La peine principale peut, si le texte réprimant l’infraction le prévoit ou en cas de récidive, s’accompagner d’une ou plusieurs peines complémentaires. Parmi celles-ci figurent notamment la dissolution, l’interdiction d’exercer une activité professionnelle ou sociale ou encore la fermeture d’établissement.
Le cumul de responsabilités
Le cumul de la responsabilité pénale de la personne morale avec celle, personnelle, de l’organe ou du représentant auteur des faits n’est pas automatique.
La responsabilité pénale de la personne morale ne se cumule pas nécessairement avec celle de l’organe ou du représentant auteur des faits réprimés.
Il a pu ainsi arriver que l’organe ou le représentant ayant commis les faits soit relaxé alors que la personne morale avait, quant à elle, pour les mêmes faits, été condamnée.
L’exonération de l’organe ou du représentant peut résulter des causes subjectives/personnelles à cet organe ou représentant.
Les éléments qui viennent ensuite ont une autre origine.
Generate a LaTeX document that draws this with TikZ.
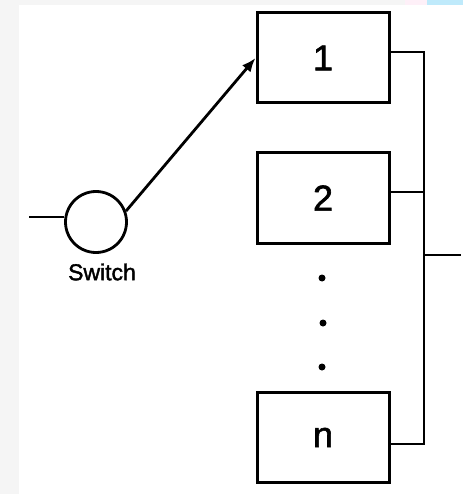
\documentclass[tikz,border=0pt]{standalone}
\usepackage{fontspec}
\setmainfont{Liberation Sans}
\newfontfamily\heavysans[FakeBold=1.6]{Liberation Sans}
\usetikzlibrary{arrows.meta}
\begin{document}
\begin{tikzpicture}[x=1pt,y=-1pt,
  unitbox/.style={draw=black,line width=3pt,minimum width=132pt,minimum height=90pt,inner sep=0pt,font=\heavysans\fontsize{36}{40}\selectfont},
  wire/.style={draw=black,line width=2.8pt},
  dotmark/.style={fill=black,circle,inner sep=0pt,minimum size=7pt}]
% page and frame
\fill[white] (0,0) rectangle (463,494);
\fill[black!4] (0,0) rectangle (463,5);
\fill[black!4] (0,0) rectangle (19,494);
\fill[cyan!25!white] (427,0) rectangle (463,5);
\fill[magenta!6!white] (405,0) rectangle (427,5);
\useasboundingbox (0,0) rectangle (463,494);
% parallel units
\node[unitbox] (u1) at (323,58) {1};
\node[unitbox] (u2) at (323,198) {2};
\node[unitbox] (un) at (323,437.5) {n};
% switch
\node[draw=black,line width=2.8pt,circle,minimum size=61pt,inner sep=0pt] (sw) at (96,222) {};
\node[font=\heavysans\fontsize{23}{26}\selectfont,anchor=center] (swl) at (102,272) {Switch};
\coordinate (in) at (29,217);
\draw[wire] (in) -- (sw.west |- in);
\draw[wire,-{Latex[length=14pt,width=11pt]}] (sw.20) -- (u1.west);
% ellipsis dots
\node[dotmark] (d1) at (322,278) {};
\node[dotmark] (d2) at (323,323) {};
\node[dotmark] (d3) at (322,367) {};
% output bus
\coordinate (b1) at (424,52);
\coordinate (bn) at (424,444);
\coordinate (bo) at (424,255);
\coordinate (out) at (461,255);
\draw[wire] (u1.east |- b1) -- (b1) -- (bn) -- (un.east |- bn);
\draw[wire] (u2.east |- 0,192) -- (424,192);
\draw[wire] (bo) -- (out);
\end{tikzpicture}
\end{document}
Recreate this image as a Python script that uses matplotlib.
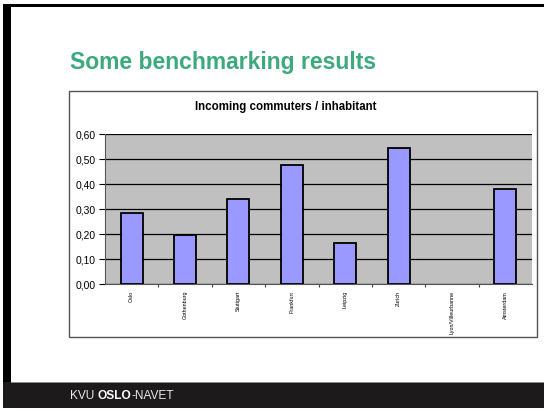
import matplotlib
matplotlib.use("Agg")
import matplotlib.pyplot as plt
from matplotlib.patches import Rectangle
from matplotlib.ticker import FuncFormatter, FixedLocator

plt.rcParams['font.family'] = ['Liberation Sans', 'DejaVu Sans']

cities = ["Oslo", "Gothenburg", "Stuttgart", "Frankfurt", "Leipzig", "Zurich",
          "Lyon/Villeurbanne", "Amsterdam"]
values = [0.283, 0.197, 0.341, 0.477, 0.165, 0.545, 0.0, 0.381]
y_ticks = [0.0, 0.1, 0.2, 0.3, 0.4, 0.5, 0.6]

W, H = 544, 411
fig = plt.figure(figsize=(W / 100, H / 100), dpi=100, facecolor="white")

def fx(px):
    return px / W

def fy(py):
    return 1 - py / H

# slide frame
fig.patches.append(Rectangle((fx(3), fy(7)), fx(541), 3 / H, transform=fig.transFigure,
                             facecolor="black", edgecolor="none", zorder=0))
fig.patches.append(Rectangle((fx(3), fy(408)), 8 / W, 404 / H, transform=fig.transFigure,
                             facecolor="black", edgecolor="none", zorder=0))
# footer
fig.patches.append(Rectangle((fx(3), fy(408)), fx(541), 26 / H, transform=fig.transFigure,
                             facecolor="#1c1a1a", edgecolor="none", zorder=0))
fig.patches.append(Rectangle((fx(11), fy(383)), fx(533), 1 / H, transform=fig.transFigure,
                             facecolor="#8a8a8a", edgecolor="none", zorder=0))

# chart box
fig.patches.append(Rectangle((fx(69), fy(337)), 468 / W, 246 / H, transform=fig.transFigure,
                             facecolor="white", edgecolor="#555555", linewidth=1.0, zorder=0))

# slide title
fig.text(fx(70), fy(62), "Some benchmarking results", fontsize=16.5, fontweight="bold",
         color="#3daa7d", ha="left", va="center")

# chart title
fig.text(fx(285.5), fy(107), "Incoming commuters / inhabitant", fontsize=8.3,
         fontweight="bold", color="black", ha="center", va="center")

# footer text
t1 = fig.text(fx(70), fy(396), "KVU ", fontsize=8.6, color="#e8e8e8", ha="left", va="center")
t2 = fig.text(0, 0, "OSLO", fontsize=8.6, color="#ffffff", fontweight="bold")
t3 = fig.text(0, 0, "-NAVET", fontsize=8.6, color="#e8e8e8")
fig.canvas.draw()
r = fig.canvas.get_renderer()
bb1 = t1.get_window_extent(r)
t2.set_position((bb1.x1 / W, fy(396)))
t2.set_va("center")
bb2 = t2.get_window_extent(r)
t3.set_position((bb2.x1 / W, fy(396)))
t3.set_va("center")

# plot area
ax = fig.add_axes([fx(105), fy(284), (532 - 105) / W, (284 - 134) / H])
ax.set_zorder(5)
ax.set_facecolor("#c0c0c0")
x = list(range(len(cities)))
lws = [1.3 if v > 0 else 0 for v in values]
ax.bar(x, values, width=0.41, color="#9999ff", edgecolor="black", linewidth=lws, zorder=3)
ax.set_xlim(-0.5, len(cities) - 0.5)
ax.set_ylim(0, 0.6)
ax.set_yticks(y_ticks)
ax.yaxis.set_major_formatter(FuncFormatter(lambda v, p: f"{v:.2f}".replace(".", ",")))
ax.yaxis.grid(True, color="black", linewidth=0.9, zorder=1)
ax.set_axisbelow(True)
ax.tick_params(axis="y", labelsize=7.4, length=4.5, width=0.8, pad=2.5, colors="black")
ax.set_xticks(x)
ax.set_xticklabels(cities, rotation=90, fontsize=3.9)
ax.tick_params(axis="x", which="major", length=0, pad=5)
ax.xaxis.set_minor_locator(FixedLocator([i + 0.5 for i in range(len(cities) - 1)]))
ax.tick_params(axis="x", which="minor", length=2.5, width=0.8, colors="#444444")
for s in ["top", "right"]:
    ax.spines[s].set_visible(False)
ax.spines["left"].set_color("#555555")
ax.spines["bottom"].set_color("#555555")

fig.savefig("out.png", dpi=100, facecolor="white")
C’est le cas, par exemple, du dirigeant qui sera exonéré de toute responsabilité pénale car souffrant de trouble psychique ou neuropsychique ayant aboli son discernement ou le contrôle de ses actes.
En revanche – et à la différence des principes de la responsabilité civile personnelle du dirigeant –, celui-ci ne pourra pas espérer échapper à sa responsabilité pénale en faisant valoir que c’est dans le cadre de l’exercice de ses fonctions de dirigeant que l’infraction a été commise (la notion de faute détachable ne joue pas ici).
L’exclusion de la responsabilité de l’organe ou du représentant auteur de l’acte peut également résulter de l’application des dispositions de l’article 121-3 alinéa 4 du Code pénal aux termes desquelles les personnes physiques qui n’ont pas causé directement le dommage, mais qui ont créé ou contribué à créer la situation qui a permis la réalisation du dommage ou qui n’ont pas pris les mesures permettant de l’éviter, ne sont responsables pénalement que s’il est établi qu’elles ont soit violé de façon manifestement délibérée une obligation particulière de prudence ou de sécurité prévue par la loi ou le règlement, soit commis une faute caractérisée et qui exposait autrui à un risque d’une particulière gravité qu’elles ne pouvaient ignorer.
Sur cette question du cumul de la responsabilité de la personne morale avec celle, personnelle, de l’organe ou du représentant auteur des faits, une circulaire du garde des Sceaux donne des indications sur la politique pénale à adopter en opérant une distinction entre infractions intentionnelles et infractions non intentionnelles. Dans le cas d’infractions intentionnelles, la règle doit être celle du cumul des poursuites. À l’inverse, dans le cas d’infractions non intentionnelles, la circulaire recommande de privilégier la poursuite de la seule personne morale et de ne mettre en cause la responsabilité de la personne physique que si une faute personnelle est suffisamment établie à son encontre pour justifier une responsabilité pénale.